## The exercise
Below are the records; locate each line with the word "this" and copy it.

## Exercise data

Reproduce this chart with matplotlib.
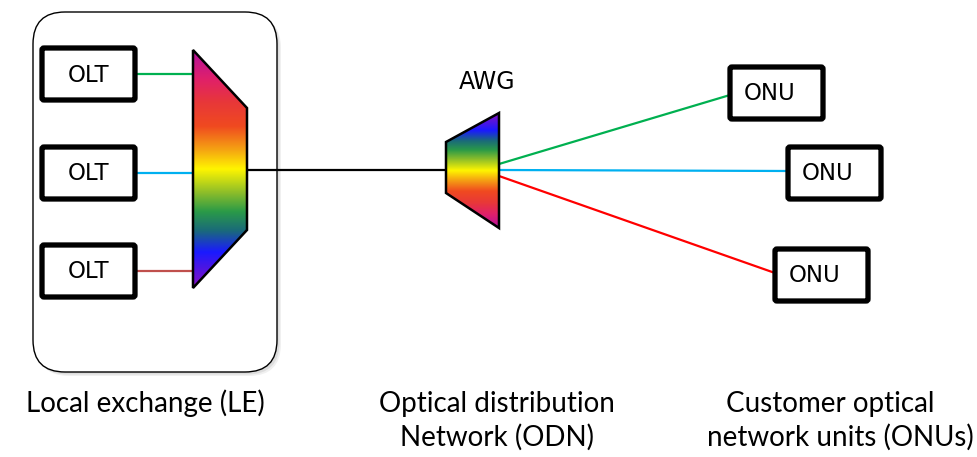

==

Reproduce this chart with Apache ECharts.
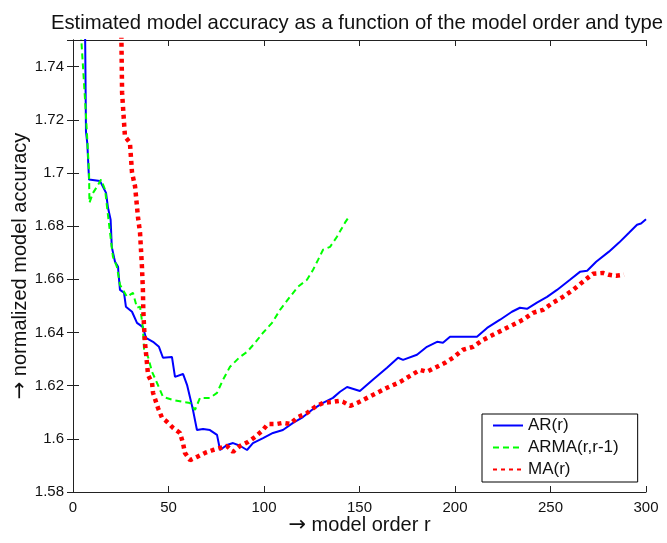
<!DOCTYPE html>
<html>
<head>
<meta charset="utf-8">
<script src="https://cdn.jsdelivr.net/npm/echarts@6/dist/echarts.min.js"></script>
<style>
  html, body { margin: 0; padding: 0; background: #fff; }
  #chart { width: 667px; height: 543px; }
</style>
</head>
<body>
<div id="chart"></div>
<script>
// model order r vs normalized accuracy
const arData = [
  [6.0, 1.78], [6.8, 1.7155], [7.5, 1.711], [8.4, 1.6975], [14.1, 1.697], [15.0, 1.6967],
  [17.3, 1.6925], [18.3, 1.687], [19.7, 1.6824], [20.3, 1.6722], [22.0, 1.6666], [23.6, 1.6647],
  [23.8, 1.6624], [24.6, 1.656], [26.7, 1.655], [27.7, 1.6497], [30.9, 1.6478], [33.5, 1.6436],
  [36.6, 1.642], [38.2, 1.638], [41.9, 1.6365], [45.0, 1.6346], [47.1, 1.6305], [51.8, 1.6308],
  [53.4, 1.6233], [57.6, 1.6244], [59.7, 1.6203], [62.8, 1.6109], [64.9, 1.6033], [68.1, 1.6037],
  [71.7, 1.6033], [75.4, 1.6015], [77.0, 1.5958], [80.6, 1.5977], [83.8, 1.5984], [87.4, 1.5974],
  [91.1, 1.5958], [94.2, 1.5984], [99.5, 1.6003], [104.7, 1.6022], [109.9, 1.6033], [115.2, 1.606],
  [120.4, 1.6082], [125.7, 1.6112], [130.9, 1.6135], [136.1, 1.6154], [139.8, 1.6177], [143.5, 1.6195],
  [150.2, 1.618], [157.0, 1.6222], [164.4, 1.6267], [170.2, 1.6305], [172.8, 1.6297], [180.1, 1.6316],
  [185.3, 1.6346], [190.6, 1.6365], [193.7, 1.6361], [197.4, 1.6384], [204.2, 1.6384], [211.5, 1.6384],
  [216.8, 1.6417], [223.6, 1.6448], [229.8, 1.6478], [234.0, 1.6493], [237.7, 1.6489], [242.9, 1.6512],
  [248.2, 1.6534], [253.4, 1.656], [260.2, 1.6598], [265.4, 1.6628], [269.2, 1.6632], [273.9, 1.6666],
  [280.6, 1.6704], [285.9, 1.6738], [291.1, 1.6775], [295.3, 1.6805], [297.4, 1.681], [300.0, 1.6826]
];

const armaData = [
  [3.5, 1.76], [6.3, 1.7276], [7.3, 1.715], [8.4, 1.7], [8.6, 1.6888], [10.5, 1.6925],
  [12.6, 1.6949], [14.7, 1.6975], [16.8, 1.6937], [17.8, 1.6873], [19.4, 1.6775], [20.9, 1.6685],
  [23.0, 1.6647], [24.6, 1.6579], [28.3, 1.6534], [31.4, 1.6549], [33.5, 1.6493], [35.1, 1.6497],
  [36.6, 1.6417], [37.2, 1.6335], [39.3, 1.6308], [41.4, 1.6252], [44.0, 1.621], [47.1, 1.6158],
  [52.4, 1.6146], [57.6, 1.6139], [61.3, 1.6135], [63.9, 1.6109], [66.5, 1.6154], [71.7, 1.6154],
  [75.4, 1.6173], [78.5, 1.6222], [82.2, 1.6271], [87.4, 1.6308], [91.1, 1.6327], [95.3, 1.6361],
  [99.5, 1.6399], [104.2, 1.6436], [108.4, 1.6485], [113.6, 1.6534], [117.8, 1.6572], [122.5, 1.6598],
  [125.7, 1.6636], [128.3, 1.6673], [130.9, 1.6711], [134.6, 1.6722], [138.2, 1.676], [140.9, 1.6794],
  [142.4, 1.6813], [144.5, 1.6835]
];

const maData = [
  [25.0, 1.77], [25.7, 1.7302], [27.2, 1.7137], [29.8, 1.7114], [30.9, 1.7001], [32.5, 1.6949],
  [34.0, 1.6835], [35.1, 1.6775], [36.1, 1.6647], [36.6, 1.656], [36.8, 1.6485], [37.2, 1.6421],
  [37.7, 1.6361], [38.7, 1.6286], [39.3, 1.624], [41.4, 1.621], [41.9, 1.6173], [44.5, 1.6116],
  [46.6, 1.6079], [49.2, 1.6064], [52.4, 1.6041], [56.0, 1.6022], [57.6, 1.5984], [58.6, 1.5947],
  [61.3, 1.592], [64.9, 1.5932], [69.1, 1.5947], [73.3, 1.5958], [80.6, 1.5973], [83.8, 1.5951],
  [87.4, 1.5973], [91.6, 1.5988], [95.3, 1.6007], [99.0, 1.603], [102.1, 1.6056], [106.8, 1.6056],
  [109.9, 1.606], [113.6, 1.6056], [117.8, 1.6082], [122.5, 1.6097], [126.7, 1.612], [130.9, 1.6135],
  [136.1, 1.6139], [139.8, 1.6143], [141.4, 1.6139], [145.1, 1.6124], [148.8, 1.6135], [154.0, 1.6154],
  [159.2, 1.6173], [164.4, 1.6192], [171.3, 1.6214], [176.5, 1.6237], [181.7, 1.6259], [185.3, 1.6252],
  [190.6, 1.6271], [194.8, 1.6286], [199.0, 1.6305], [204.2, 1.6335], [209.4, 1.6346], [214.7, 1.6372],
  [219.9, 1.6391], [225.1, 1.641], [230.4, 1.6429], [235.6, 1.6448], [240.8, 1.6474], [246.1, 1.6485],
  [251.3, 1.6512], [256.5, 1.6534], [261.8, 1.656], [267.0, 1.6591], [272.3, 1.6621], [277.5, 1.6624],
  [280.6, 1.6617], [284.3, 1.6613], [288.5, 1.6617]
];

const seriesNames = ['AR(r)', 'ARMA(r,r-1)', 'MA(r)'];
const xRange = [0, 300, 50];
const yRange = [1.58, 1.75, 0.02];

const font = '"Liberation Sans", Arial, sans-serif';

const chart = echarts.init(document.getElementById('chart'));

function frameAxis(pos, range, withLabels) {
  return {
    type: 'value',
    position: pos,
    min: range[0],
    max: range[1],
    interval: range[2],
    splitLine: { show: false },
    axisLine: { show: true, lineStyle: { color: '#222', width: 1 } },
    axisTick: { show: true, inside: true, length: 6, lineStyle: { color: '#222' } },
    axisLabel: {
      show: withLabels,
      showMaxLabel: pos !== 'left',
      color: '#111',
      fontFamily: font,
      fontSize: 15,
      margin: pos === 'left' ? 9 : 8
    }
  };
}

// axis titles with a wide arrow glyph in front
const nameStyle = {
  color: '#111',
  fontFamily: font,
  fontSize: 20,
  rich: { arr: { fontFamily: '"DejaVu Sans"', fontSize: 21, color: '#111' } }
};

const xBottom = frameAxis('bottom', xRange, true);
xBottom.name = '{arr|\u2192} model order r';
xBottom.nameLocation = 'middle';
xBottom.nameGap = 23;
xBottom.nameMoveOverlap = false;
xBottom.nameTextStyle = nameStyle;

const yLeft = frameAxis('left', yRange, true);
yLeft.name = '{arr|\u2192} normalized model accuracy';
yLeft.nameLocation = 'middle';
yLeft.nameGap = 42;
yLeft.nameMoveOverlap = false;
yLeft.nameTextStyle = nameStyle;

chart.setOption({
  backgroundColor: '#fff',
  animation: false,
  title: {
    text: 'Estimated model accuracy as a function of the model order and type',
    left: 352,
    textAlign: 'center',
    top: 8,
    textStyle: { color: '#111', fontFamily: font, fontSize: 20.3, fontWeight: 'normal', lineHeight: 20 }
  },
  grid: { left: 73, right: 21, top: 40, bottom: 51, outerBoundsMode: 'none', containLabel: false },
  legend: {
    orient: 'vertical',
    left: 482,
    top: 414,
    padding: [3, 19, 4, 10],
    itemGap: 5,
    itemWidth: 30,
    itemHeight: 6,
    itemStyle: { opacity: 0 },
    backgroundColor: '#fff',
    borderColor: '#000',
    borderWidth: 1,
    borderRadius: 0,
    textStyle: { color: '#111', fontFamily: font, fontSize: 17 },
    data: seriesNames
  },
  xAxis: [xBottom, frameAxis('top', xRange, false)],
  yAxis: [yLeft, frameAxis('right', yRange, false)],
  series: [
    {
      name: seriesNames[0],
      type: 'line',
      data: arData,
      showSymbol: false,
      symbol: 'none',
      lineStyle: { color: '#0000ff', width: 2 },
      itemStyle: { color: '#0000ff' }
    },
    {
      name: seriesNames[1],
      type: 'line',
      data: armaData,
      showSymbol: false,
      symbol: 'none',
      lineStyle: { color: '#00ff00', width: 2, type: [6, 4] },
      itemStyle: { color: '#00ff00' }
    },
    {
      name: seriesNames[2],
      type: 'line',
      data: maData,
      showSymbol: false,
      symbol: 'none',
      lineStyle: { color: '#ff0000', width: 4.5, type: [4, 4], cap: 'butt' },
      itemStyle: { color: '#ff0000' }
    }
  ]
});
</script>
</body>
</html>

--

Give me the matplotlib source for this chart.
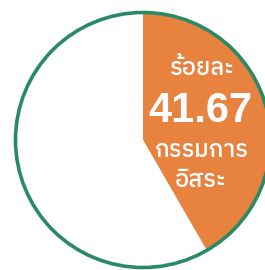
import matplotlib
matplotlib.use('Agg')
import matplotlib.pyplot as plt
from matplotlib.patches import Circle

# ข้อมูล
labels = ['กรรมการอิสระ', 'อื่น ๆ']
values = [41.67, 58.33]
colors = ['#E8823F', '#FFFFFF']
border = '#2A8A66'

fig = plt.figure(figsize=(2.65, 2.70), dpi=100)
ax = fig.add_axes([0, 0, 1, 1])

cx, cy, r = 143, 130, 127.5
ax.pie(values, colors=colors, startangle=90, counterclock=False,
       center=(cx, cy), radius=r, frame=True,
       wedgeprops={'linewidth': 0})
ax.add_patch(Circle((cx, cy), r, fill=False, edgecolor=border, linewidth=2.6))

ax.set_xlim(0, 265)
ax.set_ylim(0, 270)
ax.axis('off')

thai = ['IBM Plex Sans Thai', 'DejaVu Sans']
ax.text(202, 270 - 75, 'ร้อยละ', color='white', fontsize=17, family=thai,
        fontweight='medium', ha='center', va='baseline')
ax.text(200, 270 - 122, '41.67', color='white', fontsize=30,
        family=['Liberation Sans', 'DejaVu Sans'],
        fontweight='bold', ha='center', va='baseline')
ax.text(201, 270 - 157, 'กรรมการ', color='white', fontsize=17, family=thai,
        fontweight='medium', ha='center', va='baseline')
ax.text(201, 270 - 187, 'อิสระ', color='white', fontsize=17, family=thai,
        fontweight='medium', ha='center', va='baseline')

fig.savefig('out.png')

## Response to the exercise
Reproduce this chart with matplotlib.
Reproduce this chart with Apache ECharts.
Give me the matplotlib source for this chart.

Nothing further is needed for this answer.